____ RECORDS FOR THIS TASK

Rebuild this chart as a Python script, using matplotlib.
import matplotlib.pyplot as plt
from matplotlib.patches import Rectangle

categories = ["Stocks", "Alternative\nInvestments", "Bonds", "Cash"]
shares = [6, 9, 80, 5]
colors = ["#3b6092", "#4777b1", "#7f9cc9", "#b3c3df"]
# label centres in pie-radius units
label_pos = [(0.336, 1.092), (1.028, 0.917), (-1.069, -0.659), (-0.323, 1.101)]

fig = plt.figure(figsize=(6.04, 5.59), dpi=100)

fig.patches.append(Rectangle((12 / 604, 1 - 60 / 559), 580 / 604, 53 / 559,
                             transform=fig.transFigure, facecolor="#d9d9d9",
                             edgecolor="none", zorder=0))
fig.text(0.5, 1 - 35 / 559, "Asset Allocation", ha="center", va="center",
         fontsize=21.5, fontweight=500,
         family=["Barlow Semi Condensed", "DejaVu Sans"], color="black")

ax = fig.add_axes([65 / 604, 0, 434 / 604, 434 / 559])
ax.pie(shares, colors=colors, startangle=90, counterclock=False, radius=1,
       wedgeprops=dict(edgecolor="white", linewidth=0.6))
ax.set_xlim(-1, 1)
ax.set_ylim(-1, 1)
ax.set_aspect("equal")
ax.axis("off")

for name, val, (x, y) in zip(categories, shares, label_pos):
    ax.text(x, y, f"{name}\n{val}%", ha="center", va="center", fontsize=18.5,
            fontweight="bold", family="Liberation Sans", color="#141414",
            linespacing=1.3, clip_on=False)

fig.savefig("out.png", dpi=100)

________
____ RECORDS FOR THIS TASK

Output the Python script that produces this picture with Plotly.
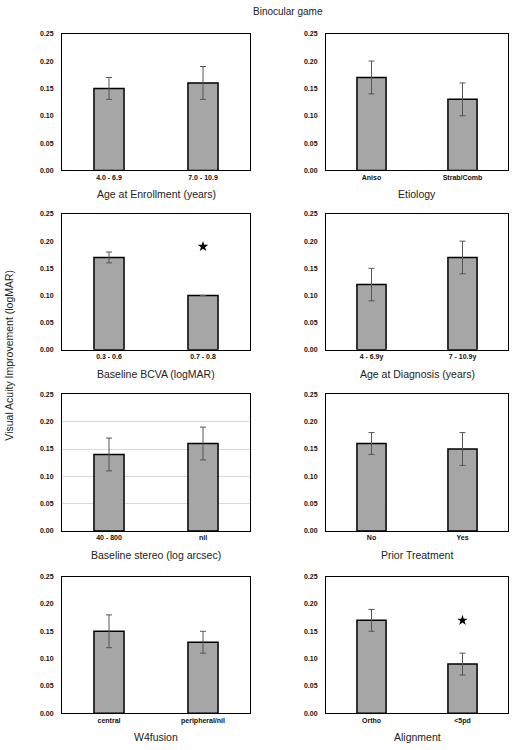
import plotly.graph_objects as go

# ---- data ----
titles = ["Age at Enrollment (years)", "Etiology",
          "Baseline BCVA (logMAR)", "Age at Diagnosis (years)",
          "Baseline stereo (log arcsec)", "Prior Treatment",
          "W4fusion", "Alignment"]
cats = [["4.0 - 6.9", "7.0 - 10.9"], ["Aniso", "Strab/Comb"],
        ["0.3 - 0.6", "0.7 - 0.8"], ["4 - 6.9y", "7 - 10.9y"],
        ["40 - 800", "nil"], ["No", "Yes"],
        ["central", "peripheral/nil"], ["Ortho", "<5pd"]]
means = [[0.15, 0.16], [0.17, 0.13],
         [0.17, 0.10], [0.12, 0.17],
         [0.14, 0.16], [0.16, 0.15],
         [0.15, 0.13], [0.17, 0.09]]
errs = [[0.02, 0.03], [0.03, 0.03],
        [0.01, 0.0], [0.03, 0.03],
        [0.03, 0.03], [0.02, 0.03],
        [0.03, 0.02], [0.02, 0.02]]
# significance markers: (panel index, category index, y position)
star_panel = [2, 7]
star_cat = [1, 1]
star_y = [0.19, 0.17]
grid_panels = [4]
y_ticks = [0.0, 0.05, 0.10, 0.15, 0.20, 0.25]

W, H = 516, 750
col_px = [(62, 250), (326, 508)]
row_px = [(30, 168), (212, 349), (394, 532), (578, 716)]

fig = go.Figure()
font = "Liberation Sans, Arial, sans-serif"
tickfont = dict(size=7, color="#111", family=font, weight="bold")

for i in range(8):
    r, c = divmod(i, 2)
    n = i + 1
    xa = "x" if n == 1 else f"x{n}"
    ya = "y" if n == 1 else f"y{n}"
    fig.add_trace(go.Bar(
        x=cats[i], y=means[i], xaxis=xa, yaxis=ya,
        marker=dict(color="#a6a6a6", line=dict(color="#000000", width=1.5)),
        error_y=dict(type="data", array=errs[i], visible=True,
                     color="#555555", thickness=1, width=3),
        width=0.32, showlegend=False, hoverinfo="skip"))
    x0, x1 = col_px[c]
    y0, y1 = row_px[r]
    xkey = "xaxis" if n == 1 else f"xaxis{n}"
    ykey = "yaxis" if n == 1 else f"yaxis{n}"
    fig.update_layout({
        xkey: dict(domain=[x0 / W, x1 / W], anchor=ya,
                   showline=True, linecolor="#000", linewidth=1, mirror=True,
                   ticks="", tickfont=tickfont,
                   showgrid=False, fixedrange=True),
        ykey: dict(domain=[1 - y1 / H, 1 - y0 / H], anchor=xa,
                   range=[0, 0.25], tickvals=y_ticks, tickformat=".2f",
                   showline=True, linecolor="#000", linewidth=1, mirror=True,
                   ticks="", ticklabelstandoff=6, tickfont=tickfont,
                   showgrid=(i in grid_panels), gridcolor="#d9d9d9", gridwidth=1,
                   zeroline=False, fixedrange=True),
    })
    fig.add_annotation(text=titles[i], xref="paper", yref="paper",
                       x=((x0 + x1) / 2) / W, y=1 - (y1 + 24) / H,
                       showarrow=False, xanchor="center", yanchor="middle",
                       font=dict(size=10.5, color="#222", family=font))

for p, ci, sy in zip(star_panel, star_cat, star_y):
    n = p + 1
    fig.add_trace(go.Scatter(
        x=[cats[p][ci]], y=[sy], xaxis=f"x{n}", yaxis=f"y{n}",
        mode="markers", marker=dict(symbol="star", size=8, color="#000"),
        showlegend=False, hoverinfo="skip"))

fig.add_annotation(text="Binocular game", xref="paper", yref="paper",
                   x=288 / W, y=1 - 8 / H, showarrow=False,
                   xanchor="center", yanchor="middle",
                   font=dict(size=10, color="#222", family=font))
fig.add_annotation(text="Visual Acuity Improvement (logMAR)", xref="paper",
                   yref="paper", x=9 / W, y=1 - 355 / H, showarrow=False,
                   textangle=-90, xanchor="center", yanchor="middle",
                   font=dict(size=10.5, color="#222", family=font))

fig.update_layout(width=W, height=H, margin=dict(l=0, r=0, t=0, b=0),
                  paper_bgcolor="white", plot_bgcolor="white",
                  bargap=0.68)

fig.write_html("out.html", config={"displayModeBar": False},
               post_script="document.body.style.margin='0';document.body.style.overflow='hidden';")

________
____ RECORDS FOR THIS TASK

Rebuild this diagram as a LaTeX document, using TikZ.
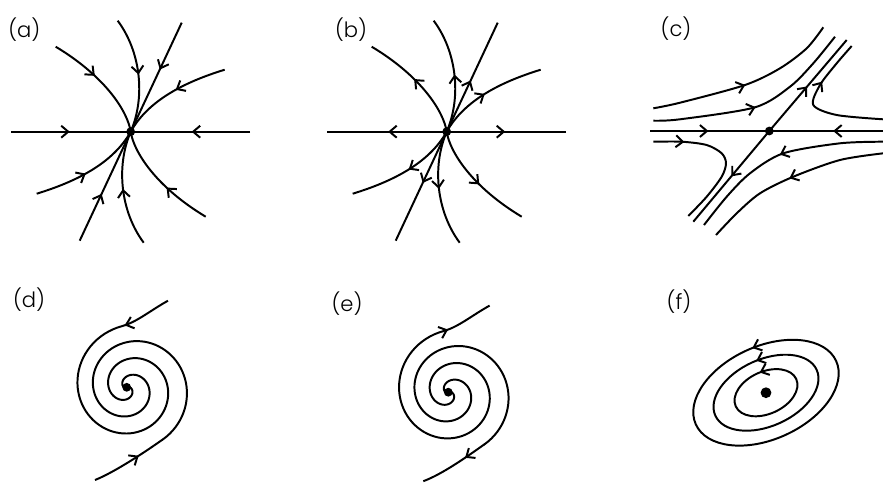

________

TASK DETAILS: Give again, word for word, the lines from the one that contains "Output the Python" to the one that contains "import plotly.graph_objects as go", both included. Omit the pictures.

RESPONSE FOR THIS EXERCISE:
Output the Python script that produces this picture with Plotly.
import plotly.graph_objects as go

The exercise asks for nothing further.